--- Start INFORMATION SHOWN ---

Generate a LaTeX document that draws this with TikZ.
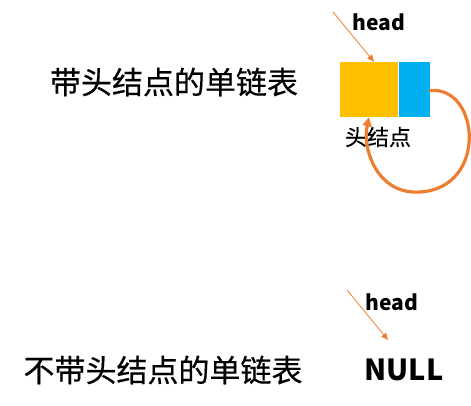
\documentclass[tikz,border=0pt]{standalone}
\usepackage{fontspec}
\setmainfont{Noto Sans CJK SC}
\newfontfamily\cjkheavy[FakeBold=0.4]{Noto Sans CJK SC}
\usetikzlibrary{arrows.meta}
\definecolor{cyel}{HTML}{FFC000}
\definecolor{cblue}{HTML}{00B0F0}
\definecolor{corange}{HTML}{ED7D31}
\tikzset{
  lbl/.style={inner sep=0pt, font=\cjkheavy\fontsize{#1}{#1}\selectfont},
  blbl/.style={inner sep=0pt, font=\fontsize{#1}{#1}\selectfont\bfseries},
  cell/.style={draw=none, inner sep=0pt, minimum height=55pt},
  thinarrow/.style={corange, line width=0.8pt, -{Triangle[length=7pt,width=6pt]}},
  thickarrow/.style={corange, line width=3.2pt, line cap=round, -{Triangle[length=9pt,width=9pt]}}
}
\begin{document}
\begin{tikzpicture}[x=1pt,y=-1pt]
\useasboundingbox (0,0) rectangle (471,406);
% top part
\node[lbl=31] (t1) at (174,82) {带头结点的单链表};
\node[cell, fill=cyel, minimum width=58pt] (yel) at (369,89.5) {};
\node[cell, fill=cblue, minimum width=31pt] (blu) at (414.5,89.5) {};
\node[blbl=21] (head1) at (379,22) {head};
\node[lbl=22] (hn) at (378,137) {头结点};
\coordinate (h1s) at (333,12);
\draw[thinarrow] (h1s) -- ([xshift=5pt]yel.north);
\draw[thickarrow] ([yshift=-1pt]blu.east) .. controls (480,86) and (488,188) .. (420,192)
  .. controls (378,195) and (362,150) .. ([xshift=0pt]yel.south);
% bottom part
\node[lbl=31] (t2) at (163,370) {不带头结点的单链表};
\node[blbl=21] (head2) at (392,302) {head};
\node[blbl=29] (null) at (404,370) {NULL};
\coordinate (h2s) at (347,290);
\coordinate (h2e) at (388,340);
\draw[thinarrow] (h2s) -- (h2e);
\end{tikzpicture}
\end{document}
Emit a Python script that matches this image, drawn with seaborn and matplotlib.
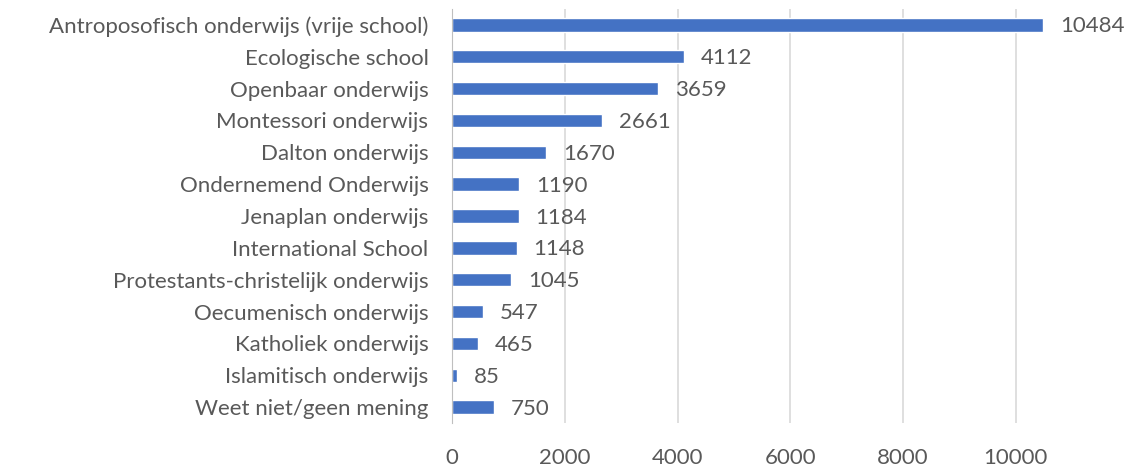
import matplotlib
matplotlib.use('Agg')
import matplotlib.pyplot as plt
import seaborn as sns
import pandas as pd

# Data
categories = [
    'Antroposofisch onderwijs (vrije school)',
    'Ecologische school',
    'Openbaar onderwijs',
    'Montessori onderwijs',
    'Dalton onderwijs',
    'Ondernemend Onderwijs',
    'Jenaplan onderwijs',
    'International School',
    'Protestants-christelijk onderwijs',
    'Oecumenisch onderwijs',
    'Katholiek onderwijs',
    'Islamitisch onderwijs',
    'Weet niet/geen mening',
]
values = [10484, 4112, 3659, 2661, 1670, 1190, 1184, 1148, 1045, 547, 465, 85, 750]
x_ticks = [0, 2000, 4000, 6000, 8000, 10000]

df = pd.DataFrame({'Categorie': categories, 'Aantal': values})

sns.set_style('white')
plt.rcParams['font.family'] = ['Lato', 'DejaVu Sans']
text_color = '#595959'

fig = plt.figure(figsize=(11.28, 4.7), dpi=100)
ax = fig.add_axes([0.4007, 0.1, 0.5893, 0.881])

sns.barplot(x='Aantal', y='Categorie', data=df, color='#4472C4',
            width=0.42, saturation=1, ax=ax, zorder=3)

for i, v in enumerate(values):
    ax.text(v + 300, i + 0.05, str(v), va='center', ha='left',
            fontsize=16, color=text_color)

ax.set_xlim(0, 11790)
ax.set_xticks(x_ticks)
ax.set_xticklabels([str(t) for t in x_ticks], fontsize=16, color=text_color)
ax.tick_params(axis='y', labelsize=16, labelcolor=text_color, length=0, pad=17)
ax.tick_params(axis='x', length=0, pad=18)
ax.set_xlabel('')
ax.set_ylabel('')
ax.xaxis.grid(True, color='#D9D9D9', linewidth=1.2, zorder=0)

for side in ['top', 'right', 'bottom']:
    ax.spines[side].set_visible(False)
ax.spines['left'].set_color('#BFBFBF')
ax.spines['left'].set_zorder(4)

fig.savefig('out.png', dpi=100)
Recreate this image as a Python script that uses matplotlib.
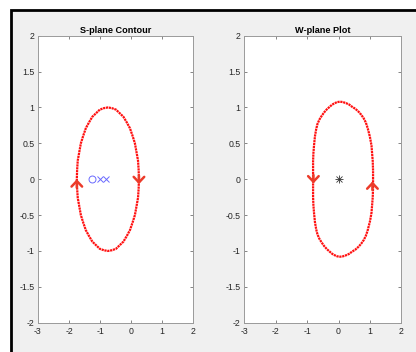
import matplotlib
matplotlib.use("Agg")
import matplotlib.pyplot as plt
from matplotlib.patches import Rectangle

plt.rcParams['font.family'] = ['Liberation Sans', 'DejaVu Sans']
plt.rcParams['axes.unicode_minus'] = False

# s-plane contour, upper half (right -> top -> left);
# the lower half is its mirror image
s_x_upper = [0.25, 0.24, 0.22, 0.17, 0.12, 0.04, -0.04, -0.14, -0.25, -0.37, -0.49, -0.62,
             -0.75, -0.88, -1.01, -1.13, -1.25, -1.36, -1.46, -1.54, -1.62, -1.67, -1.72,
             -1.74, -1.75]
s_y_upper = [0.0, 0.13, 0.26, 0.38, 0.50, 0.61, 0.71, 0.79, 0.87, 0.92, 0.97, 0.99,
             1.00, 0.99, 0.97, 0.92, 0.87, 0.79, 0.71, 0.61, 0.50, 0.38, 0.26, 0.13, 0.0]
zero_x = [-1.25]
pole_x = [-1.0, -0.8]
s_arrow_x = [-1.75, 0.25]
s_arrow_y = [0.0, -0.07]
s_arrow_dir = [1, -1]

# w-plane image of the contour, upper half (right -> top -> left)
w_x_upper = [1.10, 1.10, 1.09, 1.07, 1.05, 1.00, 0.93, 0.87, 0.80, 0.72, 0.64, 0.54, 0.43,
             0.34, 0.24, 0.14, 0.05, -0.04, -0.12, -0.20, -0.28, -0.37, -0.46, -0.54, -0.61,
             -0.67, -0.71, -0.75, -0.78, -0.80, -0.81, -0.81, -0.81]
w_y_upper = [0.0, 0.12, 0.25, 0.36, 0.47, 0.59, 0.71, 0.79, 0.85, 0.90, 0.94, 0.98, 1.01,
             1.04, 1.06, 1.075, 1.08, 1.075, 1.06, 1.04, 1.01, 0.975, 0.93, 0.88, 0.83,
             0.77, 0.70, 0.60, 0.47, 0.36, 0.25, 0.12, 0.0]
w_arrow_x = [-0.80, 1.08]
w_arrow_y = [-0.06, -0.03]
w_arrow_dir = [-1, 1]
origin_x = [0.0]
origin_y = [0.0]

x_ticks = [-3, -2, -1, 0, 1, 2]
y_ticks = [-2, -1.5, -1, -0.5, 0, 0.5, 1, 1.5, 2]
y_labels = ['-2', '-1.5', '-1', '-0.5', '0', '0.5', '1', '1.5', '2']

bg = '#f0f0f0'
red = '#ff1010'
arrow_red = '#ec3b2a'


def closed(xu, yu):
    # upper half followed by the mirrored lower half
    return xu + xu[-2::-1], yu + [-v for v in yu[-2::-1]]


fig = plt.figure(figsize=(4.16, 3.52), dpi=100, facecolor='white')
# matlab window frame
fig.patches.append(Rectangle((11 / 416, -0.05), 1.0, 0.05 + 1 - 10 / 352,
                             transform=fig.transFigure, facecolor=bg,
                             edgecolor='black', linewidth=2, zorder=-5))


def style_axes(ax, title):
    ax.set_facecolor('white')
    ax.set_xlim(-3, 2)
    ax.set_ylim(-2, 2)
    ax.set_xticks(x_ticks)
    ax.set_xticklabels([str(t) for t in x_ticks])
    ax.set_yticks(y_ticks)
    ax.set_yticklabels(y_labels)
    ax.tick_params(direction='in', length=2.5, width=0.5, color='#555555',
                   labelsize=6.3, labelcolor='#262626', top=True, right=True)
    ax.tick_params(axis='y', pad=2.6)
    ax.tick_params(axis='x', pad=3.2)
    for sp in ax.spines.values():
        sp.set_color('#9a9a9a')
        sp.set_linewidth(0.7)
    ax.set_title(title, fontsize=6.6, fontweight='bold', pad=2)


def draw_arrows(ax, xs, ys, dirs):
    for x, y, d in zip(xs, ys, dirs):
        ax.annotate('', xy=(x, y), xytext=(x, y - d * 0.12),
                    arrowprops=dict(arrowstyle='->,head_length=0.4,head_width=0.38',
                                    color=arrow_red, lw=1.8, mutation_scale=10,
                                    shrinkA=0, shrinkB=0))


ax1 = fig.add_axes([0.0913, 0.0832, 0.3734, 0.8154])
sx, sy = closed(s_x_upper, s_y_upper)
ax1.plot(sx, sy, color=red, lw=1.6, linestyle=(0, (1.0, 0.3)))
ax1.plot(zero_x, [0.0] * len(zero_x), 'o', mfc='none', mec='#6a6aff', ms=5, mew=0.7)
ax1.plot(pole_x, [0.0] * len(pole_x), 'x', color='#6a6aff', ms=5, mew=0.7)
draw_arrows(ax1, s_arrow_x, s_arrow_y, s_arrow_dir)
style_axes(ax1, 'S-plane Contour')

ax2 = fig.add_axes([0.5873, 0.0832, 0.3774, 0.8154])
wx, wy = closed(w_x_upper, w_y_upper)
ax2.plot(wx, wy, color=red, lw=1.6, linestyle=(0, (1.0, 0.3)))
ax2.plot(origin_x, origin_y, '+', color='#333333', ms=6, mew=0.6)
ax2.plot(origin_x, origin_y, 'x', color='#333333', ms=4.5, mew=0.6)
draw_arrows(ax2, w_arrow_x, w_arrow_y, w_arrow_dir)
style_axes(ax2, 'W-plane Plot')

fig.savefig('out.png', dpi=100, facecolor=fig.get_facecolor())
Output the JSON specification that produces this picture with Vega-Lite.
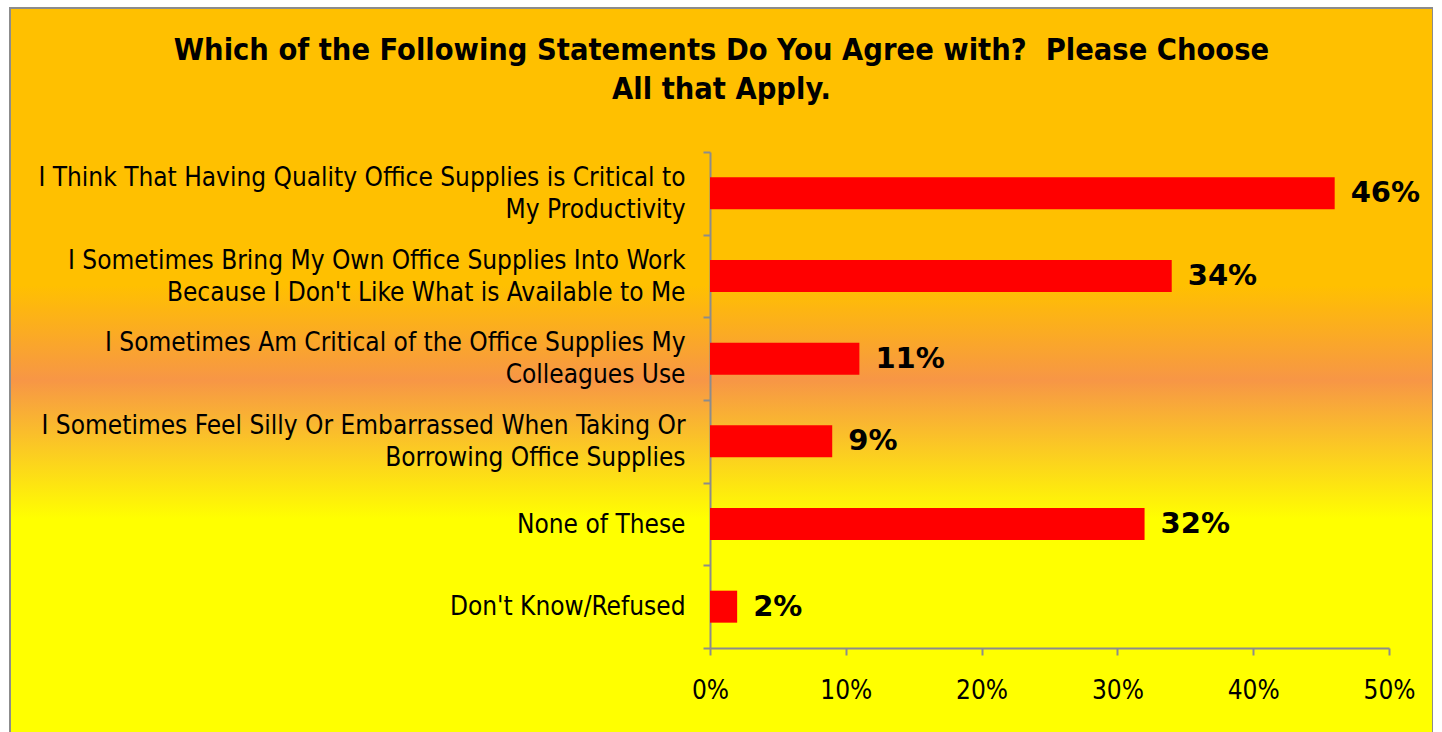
{
  "$schema": "https://vega.github.io/schema/vega-lite/v6.json",
  "autosize": {"type": "none"},
  "padding": {"left": 10, "top": 8, "right": 0, "bottom": 0},
  "width": 1423,
  "height": 730,
  "background": "#ffffff",
  "view": {
    "fill": {
      "gradient": "linear",
      "x1": 0, "y1": 0, "x2": 0, "y2": 1,
      "stops": [
        {"offset": 0, "color": "#FFC000"},
        {"offset": 0.38, "color": "#FFC000"},
        {"offset": 0.51, "color": "#F79646"},
        {"offset": 0.70, "color": "#FFFF00"},
        {"offset": 1, "color": "#FFFF00"}
      ]
    },
    "stroke": "#8c8c8c",
    "strokeWidth": 2
  },
  "title": {
    "text": ["Which of the Following Statements Do You Agree with?\u00a0 Please Choose", "All that Apply."],
    "anchor": "middle",
    "frame": "group",
    "baseline": "top",
    "offset": -110,
    "lineHeight": 39,
    "font": "DejaVu Sans Condensed",
    "fontSize": 30.5,
    "fontWeight": "bold",
    "color": "#000000"
  },
  "data": {
    "values": [
      {"statement": "I Think That Having Quality Office Supplies is Critical to|My Productivity", "share": 0.46},
      {"statement": "I Sometimes Bring My Own Office Supplies Into Work|Because I Don't Like What is Available to Me", "share": 0.34},
      {"statement": "I Sometimes Am Critical of the Office Supplies My|Colleagues Use", "share": 0.11},
      {"statement": "I Sometimes Feel Silly Or Embarrassed When Taking Or|Borrowing Office Supplies", "share": 0.09},
      {"statement": "None of These", "share": 0.32},
      {"statement": "Don't Know/Refused", "share": 0.02}
    ]
  },
  "encoding": {
    "y": {
      "field": "statement",
      "type": "nominal",
      "sort": null,
      "scale": {"range": [144, 640], "paddingInner": 0, "paddingOuter": 0},
      "axis": {
        "title": null,
        "offset": -700,
        "labelExpr": "indexof(datum.label, '|') >= 0 ? [split(datum.label, '|')[0], '\u200b', split(datum.label, '|')[1]] : ['\u200b', datum.label]",
        "labelFont": "DejaVu Sans Condensed",
        "labelFontSize": 26,
        "labelLineHeight": 16,
        "labelColor": "#000000",
        "labelAlign": "right",
        "labelBaseline": "middle",
        "labelOffset": -16,
        "labelPadding": 18,
        "labelLimit": 0,
        "tickBand": "extent",
        "tickSize": 7,
        "tickWidth": 2,
        "tickColor": "#8c8c8c",
        "domainColor": "#8c8c8c",
        "domainWidth": 2,
        "grid": false
      }
    },
    "x": {
      "field": "share",
      "type": "quantitative",
      "scale": {"domain": [0, 0.5], "range": [700, 1379], "nice": false, "zero": true},
      "axis": {
        "title": null,
        "offset": -90,
        "orient": "bottom",
        "values": [0, 0.1, 0.2, 0.3, 0.4, 0.5],
        "format": ".0%",
        "labelFont": "DejaVu Sans Condensed",
        "labelFontSize": 26,
        "labelColor": "#000000",
        "labelPadding": 22,
        "labelFlush": false,
        "tickSize": 7,
        "tickWidth": 2,
        "tickColor": "#8c8c8c",
        "domainColor": "#8c8c8c",
        "domainWidth": 2,
        "grid": false
      }
    }
  },
  "layer": [
    {"mark": {"type": "bar", "color": "#FF0000", "size": 32}},
    {
      "mark": {"type": "text", "align": "left", "baseline": "middle", "dx": 16, "font": "DejaVu Sans", "fontSize": 29, "fontWeight": "bold", "color": "#000000"},
      "encoding": {"text": {"field": "share", "type": "quantitative", "format": ".0%"}}
    }
  ]
}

--- End INFORMATION SHOWN ---

WRITTEN TASK: Scan the data above; copy every line where "Python" appears.

EXERCISE SOLUTION:
Emit a Python script that matches this image, drawn with seaborn and matplotlib.
Recreate this image as a Python script that uses matplotlib.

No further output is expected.